The online guide enables users to explore the 180 measures used to assess diverse aspects of cognition within and across the following five British birth cohorts:

  1. the MRC National Survey of Health and development (NSHD);
  2. the 1958 National Child Development Study (NCDS);
  3. the 1970 British Cohort Study (BCS70);
  4. the Avon Longitudinal Study of Parents and Children (ALSPAC); and
  5. the Millennium Cohort Study (MCS).

The guide provides key information on the cognitive tests collected throughout childhood and adult life by these studies in a consistent format, including when, how and where tests were administered, what cognitive skills/abilities were measured, how the tests were scored, and what variables correspond to the tests, as well as basic descriptive statistics. Key references for each measure, the original source of the test, details of useful technical resources and a link to the original questionnaire are also provided.

Critically, the guide highlights when and where the same or conceptually similar tests have been administered using the Cattell-Horn-Carroll (CHC) model of cognitive ability. The use of this consistent theoretical framework will enable researchers to use theoretically consistent measures of cognition in their studies, an important first step in facilitating developmental and cross-cohort research.

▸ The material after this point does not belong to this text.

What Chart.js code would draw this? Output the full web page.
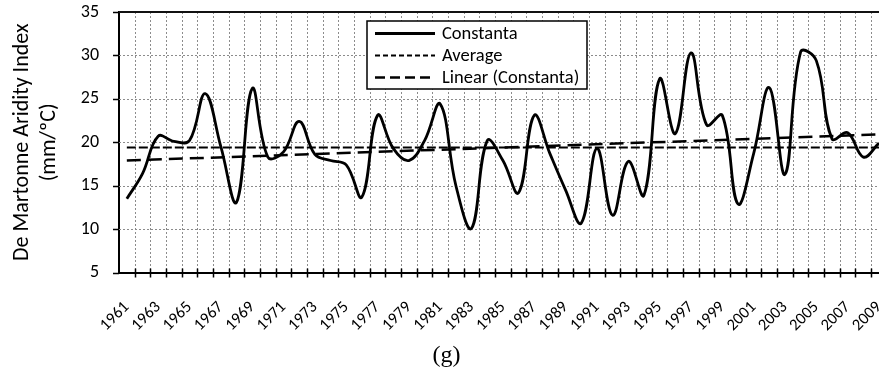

With overview tables of the tests, cognitive measures can easily be explored by life stage or by cohort, making this an immensely valuable resource for researchers at all career stages.

The guide was produced as part of a CLOSER project which aims to help researchers more accurately explore the links between cognitive ability, social background and education. The project is led by Dr Vanessa Moulton (Centre for Longitudinal Studies, UCL) with support from Dr Eoin McElroy (Lecturer in Psychology, University of Leicester).